Wave 2 --- "Can Not Ever" --- retrace more than 100 % of Wave 1
For information only
+3 Reply
chocotraders jeffreyjim
@jeffreyjim, don't even bother to make any sense of that count.
chocotraders jeffreyjim
@jeffreyjim, if anything we're in wave 4 right now.
jeffreyjim chocotraders
The # 1 Wave Count to think about at this time is.
My opinion --- at this time we are in Wave 2 down of a Five Wave move up.
Wave 1 up started 12-26-2018 low --- "DJIA" --- and ended at 26,696.00 on 4-23-2019.
The # 2 Wave count to think about at this time is, we are in Wave 4.
For information only.

I could be 100 % wrong and you could be 100 % right.
Only time will tell.
"One Eye Jim"
+1 Reply
chocotraders jeffreyjim
@jeffreyjim, ok, thanks for your views. good weekend
Also, I really like this model you’ve made. One interesting thing we could do to multiply it’s analytical value is pair up the DJI with this created index and see how correlated they are.
If the correlation holds above 90, you can very easily take the foreign indices, isolate them to form their own index and see how much of the drag in those other economies will impact that of the US... after all, they’ve already begun recessionary periods with reduced consumer confidence...

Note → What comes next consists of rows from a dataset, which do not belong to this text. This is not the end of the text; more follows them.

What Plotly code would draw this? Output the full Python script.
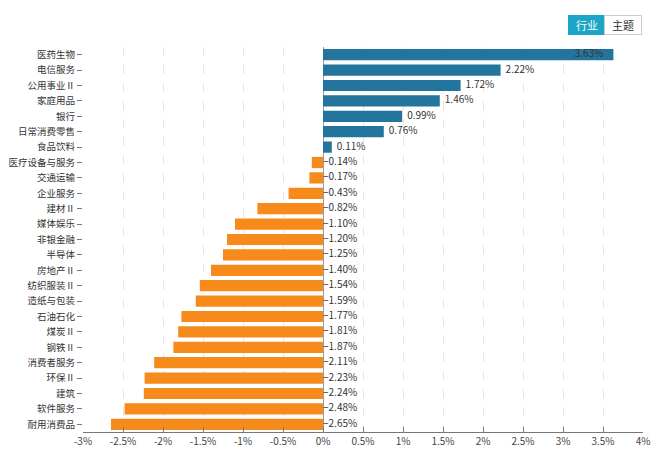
import plotly.graph_objects as go

categories = ["医药生物", "电信服务", "公用事业Ⅱ", "家庭用品", "银行", "日常消费零售", "食品饮料",
              "医疗设备与服务", "交通运输", "企业服务", "建材Ⅱ", "媒体娱乐", "非银金融", "半导体",
              "房地产Ⅱ", "纺织服装Ⅱ", "造纸与包装", "石油石化", "煤炭Ⅱ", "钢铁Ⅱ", "消费者服务",
              "环保Ⅱ", "建筑", "软件服务", "耐用消费品"]
values = [3.63, 2.22, 1.72, 1.46, 0.99, 0.76, 0.11, -0.14, -0.17, -0.43, -0.82, -1.10, -1.20,
          -1.25, -1.40, -1.54, -1.59, -1.77, -1.81, -1.87, -2.11, -2.23, -2.24, -2.48, -2.65]
tick_vals = [-3, -2.5, -2, -1.5, -1, -0.5, 0, 0.5, 1, 1.5, 2, 2.5, 3, 3.5, 4]
tick_text = ["-3%", "-2.5%", "-2%", "-1.5%", "-1%", "-0.5%", "0%", "0.5%", "1%", "1.5%",
             "2%", "2.5%", "3%", "3.5%", "4%"]
buttons = ["行业", "主题"]

BLUE = "#23759d"
ORANGE = "#f68a1a"
FONT = "Noto Sans CJK SC, sans-serif"

colors = [BLUE if v >= 0 else ORANGE for v in values]
label_x = [v if v > 0 else 0 for v in values]
label_pos = ["middle left" if v > 3.5 else "middle right" for v in values]
labels = []
for v in values:
    s = ("\u2212" if v < 0 else "") + f"{abs(v):.2f}%"
    labels.append(s + "\u2002\u2002" if v > 3.5 else ("\u2002" + s if v > 0 else s))

fig = go.Figure()
fig.add_trace(go.Bar(
    x=values, y=categories, orientation="h",
    marker=dict(color=colors, line=dict(width=0)),
    hoverinfo="skip",
))
fig.add_trace(go.Scatter(
    x=label_x, y=categories, mode="text", text=labels,
    textposition=label_pos,
    textfont=dict(size=10, color="#333333", family=FONT),
    hoverinfo="skip", cliponaxis=False,
))

fig.update_layout(
    width=661, height=457,
    margin=dict(l=75, r=26, t=39, b=33, autoexpand=False),
    paper_bgcolor="white", plot_bgcolor="white",
    showlegend=False, bargap=0.27,
    font=dict(family=FONT, size=10, color="#333333"),
    xaxis=dict(
        range=[-3, 4], tickvals=tick_vals, ticktext=tick_text,
        showgrid=True, gridcolor="#e6e6e6", griddash="dash", gridwidth=1,
        zeroline=True, zerolinecolor="#9a9a9a", zerolinewidth=1,
        showline=True, linecolor="#777777", linewidth=1,
        ticks="inside", ticklen=5, tickcolor="#777777",
        tickfont=dict(size=10, color="#444444", family=FONT),
        fixedrange=True, automargin=False,
    ),
    yaxis=dict(
        range=[len(categories) - 0.5, -0.5], showgrid=False, zeroline=False, showline=False,
        ticks="outside", ticklen=5, tickcolor="#777777",
        tickfont=dict(size=9.5, color="#333333", family=FONT),
        fixedrange=True, automargin=False,
    ),
)

# UI toggle buttons (top right)
fig.add_annotation(xref="paper", yref="paper", x=0.9, y=1.057, text=buttons[0],
                   showarrow=False, bgcolor="#1ba6c8", bordercolor="#1ba6c8", borderwidth=1,
                   width=34, height=16, font=dict(color="white", size=11, family=FONT),
                   xanchor="center", yanchor="middle")
fig.add_annotation(xref="paper", yref="paper", x=0.9643, y=1.057, text=buttons[1],
                   showarrow=False, bgcolor="white", bordercolor="#cccccc", borderwidth=1,
                   width=34, height=16, font=dict(color="#333333", size=11, family=FONT),
                   xanchor="center", yanchor="middle")

fig.write_html("out.html")
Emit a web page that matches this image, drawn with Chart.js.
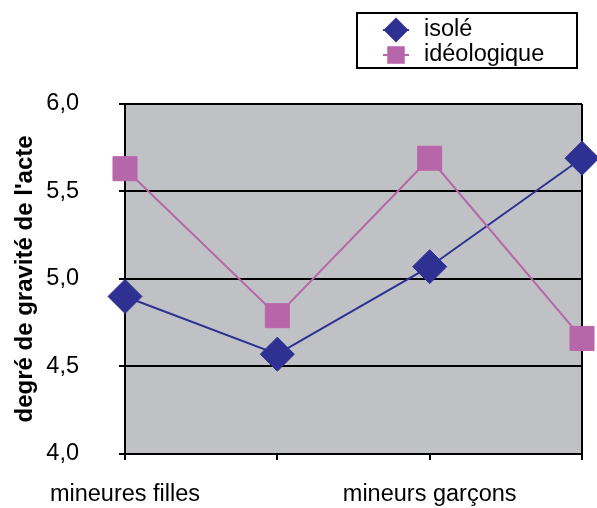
<!DOCTYPE html>
<html>
<head>
<meta charset="utf-8">
<script src="https://cdn.jsdelivr.net/npm/chart.js@4.4.1/dist/chart.umd.min.js"></script>
<style>
  html, body { margin:0; padding:0; background:#fff; }
  #wrap { position:relative; width:597px; height:508px; }
</style>
</head>
<body>
<div id="wrap"><canvas id="gravityChart"></canvas></div>
<script>
/* ── data ── */
const CATEGORIES   = ['mineures filles', '', 'mineurs garçons', ''];
const ISOLE        = [4.90, 4.57, 5.07, 5.69];
const IDEOLOGIQUE  = [5.63, 4.79, 5.69, 4.66];
const Y_TICKS      = [4.0, 4.5, 5.0, 5.5, 6.0];
const SERIES_NAMES = ['isolé', 'idéologique'];

const FONT = 'Liberation Sans, Arial, sans-serif';
const BLUE = '#2e3192';
const PINK = '#b866aa';

/* ── grey plot background ── */
const plotBg = {
  id:'plotBg',
  beforeDraw(chart) {
    const { ctx, chartArea:a } = chart;
    ctx.save();
    ctx.fillStyle = '#c0c1c5';
    ctx.fillRect(a.left, a.top, a.right - a.left, a.bottom - a.top);
    ctx.restore();
  }
};

/* ── boxed legend top right ── */
const boxLegend = {
  id:'boxLegend',
  afterDraw(chart) {
    const ctx = chart.ctx;
    ctx.save();
    ctx.fillStyle = '#fff';
    ctx.fillRect(357, 13, 220, 55);
    ctx.strokeStyle = '#000';
    ctx.lineWidth = 2;
    ctx.strokeRect(357, 13, 220, 55);
    const rows = [30, 55];
    chart.data.datasets.forEach((ds, i) => {
      const y = rows[i];
      ctx.strokeStyle = ds.borderColor;
      ctx.lineWidth = 2;
      ctx.beginPath(); ctx.moveTo(383, y); ctx.lineTo(409, y); ctx.stroke();
      ctx.fillStyle = ds.backgroundColor;
      Chart.helpers.drawPoint(ctx, { pointStyle:ds.pointStyle, radius:11, rotation:0, borderWidth:1 }, 396, y);
      ctx.fillStyle = '#000';
      ctx.font = '23.5px ' + FONT;
      ctx.textBaseline = 'middle';
      ctx.textAlign = 'left';
      ctx.fillText(ds.label, 424, y);
    });
    ctx.restore();
  }
};

function buildChart() {
  const ctx = document.getElementById('gravityChart');
  new Chart(ctx, {
    type:'line',
    data:{
      labels:CATEGORIES,
      datasets:[
        { label:SERIES_NAMES[0], data:ISOLE, borderColor:BLUE, backgroundColor:BLUE, borderWidth:2,
          pointStyle:'rectRot', pointRadius:17, pointHoverRadius:17, pointBorderWidth:1, tension:0, clip:false, order:2 },
        { label:SERIES_NAMES[1], data:IDEOLOGIQUE, borderColor:PINK, backgroundColor:PINK, borderWidth:2,
          pointStyle:'rect', pointRadius:17, pointHoverRadius:17, pointBorderWidth:1, tension:0, clip:false, order:1 },
      ]
    },
    options:{
      responsive:true, maintainAspectRatio:false, animation:false,
      layout:{ autoPadding:false, padding:{ top:104, right:15, left:0, bottom:0 } },
      plugins:{ legend:{ display:false }, tooltip:{ enabled:false } },
      scales:{
        x:{
          offset:false,
          afterFit:s => { s.height = 53; s.paddingLeft = 0; s.paddingRight = 0; },
          grid:{ drawOnChartArea:true, color:c => c.index === CATEGORIES.length - 1 ? '#000' : 'rgba(0,0,0,0)',
                 tickColor:'#000', tickLength:6, lineWidth:2 },
          border:{ color:'#000', width:2 },
          ticks:{ autoSkip:false, maxRotation:0, color:'#000', padding:21, font:{ family:FONT, size:23.5 } }
        },
        y:{
          min:Y_TICKS[0], max:Y_TICKS[Y_TICKS.length - 1],
          afterFit:s => { s.width = 125; },
          afterBuildTicks:s => { s.ticks = Y_TICKS.map(v => ({ value:v })); },
          grid:{ color:'#000', lineWidth:2, tickLength:6 },
          border:{ color:'#000', width:2 },
          ticks:{ color:'#000', padding:40, font:{ family:FONT, size:23.5 },
                  callback:v => v.toFixed(1).replace('.', ',') },
          title:{ display:true, text:"degré de gravité de l'acte", color:'#000',
                  font:{ family:FONT, size:24, weight:'bold' }, padding:{ top:11, bottom:0 } }
        }
      }
    },
    plugins:[plotBg, boxLegend]
  });
}

window.addEventListener('DOMContentLoaded', buildChart);
</script>
</body>
</html>
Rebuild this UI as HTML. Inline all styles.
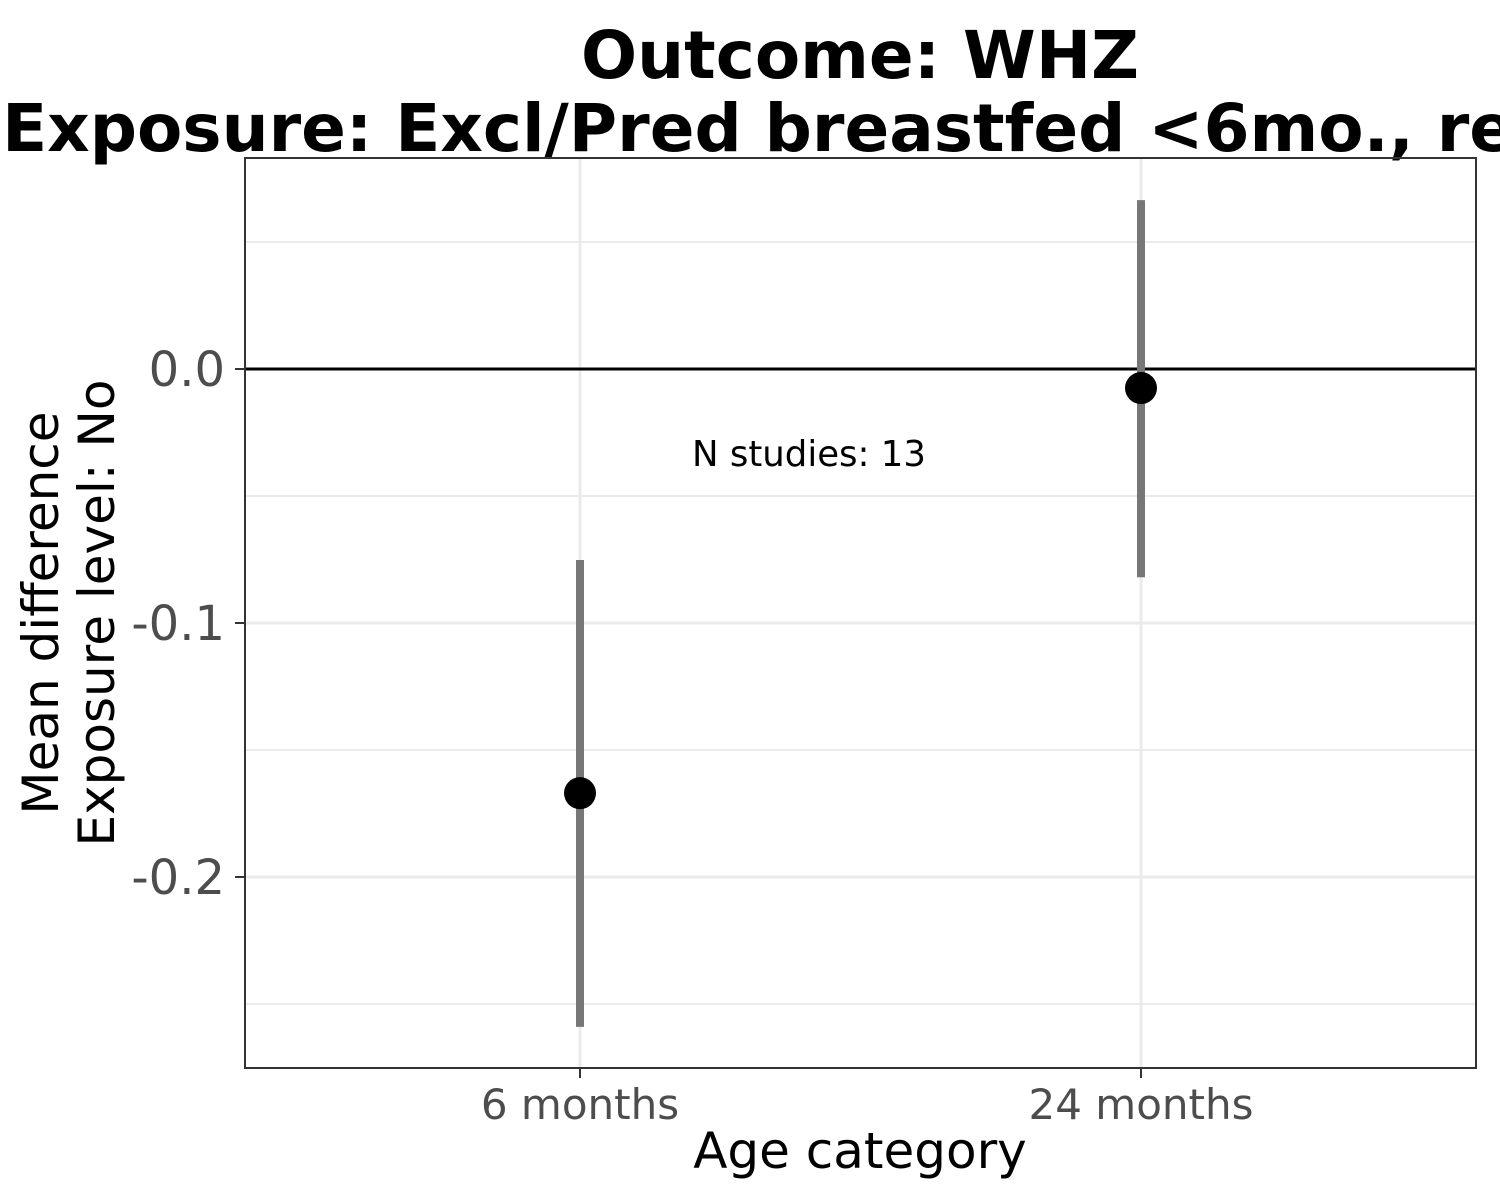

we could very well use this as a lead to forecast how much our index should be affected by default on a regressive basis.

Just a thought.
JohnnyMonaco thehoplite
@thehoplite, I agree, as well as this if you wanna take a look at some Real Estate ETF's (ticker URE) and Inverse ETF (SRS) you can clearly see from the peak of the financial crisis in 2008, followed by Obamas stimulus package, there have been absolutely nothing but long positions placed on Real Estate. As well as this, news just came out about Wall Street giants purposely missing bond payments to make money off each others Credit Default Swaps, now theres 8 trillion that needs to get cleaned. You can find the article on Bloomberg if you haven't already seen it
Pretty much. Though, I really wish they’d let it deflate. Put risk front-loaded back in investments and let housing prices come down... that would be the fairest thing to do for our country. I just don’t think Trump would allow that to happen, give how his net worth is tied to real estate capital... time to get into inflationary hedges.